Forging Ninth and Tenth Century Western Europe: A Comparative Study of the Viking and Hungarian Activities
MA Thesis, Central European University Budapest, May (2009)
I have devoted my thesis to a comparative study of the Viking and Hungarian activities in the Frankish Empire and Northern Italy in the ninth and tenth centuries. My goal is to show that their success throughout Europe can be explained by examining the most important factors of their activities. I will examine these factors as a complex system. I also want to show that even though they caused destruction in Europe they still contributed Europe’s development in a long term.
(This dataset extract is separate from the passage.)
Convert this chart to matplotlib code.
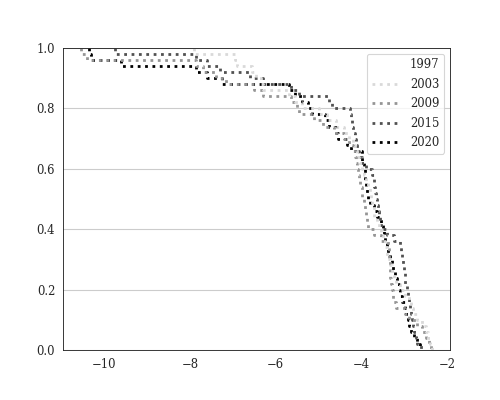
import numpy as np
import pandas as pd
import matplotlib
matplotlib.use("Agg")
import matplotlib.pyplot as plt
import seaborn as sns

years = ["1997", "2003", "2009", "2015", "2020"]

v1997 = [-10.0, -9.6, -9.3, -9.0, -8.8, -8.6, -8.4, -8.2, -8.0, -7.9, -7.8, -7.7, -7.6, -7.5,
         -7.4, -7.3, -7.2, -7.1, -7.0, -6.9, -6.8, -6.7, -6.6, -6.5, -6.4, -6.3, -6.2, -6.1,
         -6.0, -5.9, -5.8, -5.7, -5.6, -5.5, -5.4, -5.3, -5.2, -5.1, -5.0, -4.9]

v2003 = [-7.9, -6.95, -6.9, -6.55, -6.45, -6.35, -6.3, -5.7, -5.55, -5.4,
         -5.0, -4.8, -4.6, -4.4, -4.3, -4.2, -4.15, -4.1, -4.05, -4.0,
         -3.95, -3.9, -3.85, -3.8, -3.78, -3.75, -3.72, -3.7, -3.65, -3.6,
         -3.55, -3.5, -3.45, -3.42, -3.4, -3.35, -3.3, -3.25, -3.2, -3.1,
         -3.0, -2.9, -2.85, -2.8, -2.7, -2.6, -2.5, -2.45, -2.4, -2.35]

v2009 = [-10.55, -10.4, -7.85, -7.7, -7.4, -7.15, -6.5, -6.3, -5.65, -5.5,
         -5.45, -5.1, -4.9, -4.65, -4.4, -4.3, -4.2, -4.15, -4.12, -4.1,
         -4.08, -4.05, -4.03, -4.0, -3.98, -3.95, -3.92, -3.9, -3.88, -3.85,
         -3.72, -3.55, -3.38, -3.37, -3.36, -3.35, -3.34, -3.33, -3.32, -3.3,
         -3.28, -3.26, -3.2, -3.0, -2.9, -2.7, -2.6, -2.5, -2.42, -2.38]

v2015 = [-9.75, -7.85, -7.6, -7.3, -6.6, -6.3, -5.65, -5.45, -4.75, -4.7,
         -4.28, -4.25, -4.22, -4.2, -4.15, -4.12, -4.1, -4.05, -3.98, -3.9,
         -3.75, -3.72, -3.7, -3.68, -3.66, -3.64, -3.62, -3.6, -3.58, -3.55,
         -3.4, -3.25, -3.1, -3.08, -3.06, -3.04, -3.02, -3.0, -2.98, -2.95,
         -2.93, -2.9, -2.88, -2.85, -2.82, -2.8, -2.77, -2.73, -2.7, -2.62]

v2020 = [-10.35, -10.3, -9.6, -7.85, -7.6, -7.25, -5.7, -5.55, -5.4, -5.25,
         -5.15, -4.85, -4.75, -4.6, -4.55, -4.35, -4.25, -4.0, -3.98, -3.95,
         -3.93, -3.92, -3.9, -3.88, -3.85, -3.8, -3.72, -3.65, -3.55, -3.5,
         -3.48, -3.45, -3.42, -3.38, -3.35, -3.3, -3.27, -3.22, -3.18, -3.12,
         -3.1, -3.05, -3.0, -2.97, -2.93, -2.9, -2.85, -2.78, -2.72, -2.65]

series = [v1997, v2003, v2009, v2015, v2020]
df = pd.DataFrame({
    "value": np.concatenate([np.asarray(s, float) for s in series]),
    "year": np.concatenate([[y] * len(s) for y, s in zip(years, series)]),
})

sns.set_style("white")
plt.rcParams["font.family"] = ["DejaVu Serif"]
plt.rcParams["font.size"] = 10.5

colors = [plt.cm.Greys(i / 4) for i in range(5)]

fig, ax = plt.subplots(figsize=(6.25, 5), dpi=80)
fig.subplots_adjust(left=0.126, right=0.9, top=0.88, bottom=0.125)
sns.ecdfplot(data=df, x="value", hue="year", hue_order=years, palette=colors,
             complementary=True, linestyle=":", linewidth=2.5, ax=ax)
# keep the white (1997) line underneath the grid and other lines
for ln in ax.get_lines():
    if matplotlib.colors.to_hex(ln.get_color()) == "#ffffff":
        ln.set_zorder(0.1)
ax.yaxis.grid(True, color="#cccccc", linewidth=1)
ax.set_axisbelow(True)
ax.set_xlabel("")
ax.set_ylabel("")
ax.tick_params(axis="both", labelsize=10.5)
for s in ax.spines.values():
    s.set_color("#262626")
sns.move_legend(ax, "upper right", title=None, labelspacing=0.55,
                handlelength=2.5, fontsize=10.5)

fig.savefig("out.png", dpi=80)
A further aim of the study is to raise new conceptions for reaching a better understanding of the question how these pagan cultures were able to threaten Europe and the Frankish Empire for at least a century. To accomplish this goal I have chosen to write a comparative study of these two cultures distant from each other using the Franks, a Western European Christian civilisation, as a test case. The Franks serve as a kind of control group or operational base to help identifying similarities and differences in the activity patterns of the peripheral Scandinavian and Hungarian societies.
Numerous studies have dealt with the question of the temporary ascendancy of these groups, treating every possible and interesting field within Old Norse or Hungarian studies, but without a single effort to compare them to each other, probably because of the distance between them. This distance is mainly geographical and cultural. Temporal differences also exist but it is not too significant in the first phase of the Viking and Hungarian attacks. My research is justified by the fact that a comparison will always create something new or something more from the already available and known ingredients.
Another goal here is to establish patterns in pagan activities to show that not only military or social factors took part in the success of these peripheral cultures but a combination of these. I anticipate finding major correspondences and divergences which can be applied later in an extended Ph.D. research to every attacking group, be it Western or Eastern Scandinavian, Slavic, Arab or Hungarian, regardless of origin. I plan to create a matrix of factors where every group and field what was studied separately so far will get its correct place in the correct ratio. This will help objectify the impacts of these societies and move away from stereotypes based on nineteenth (and earlier) ideas.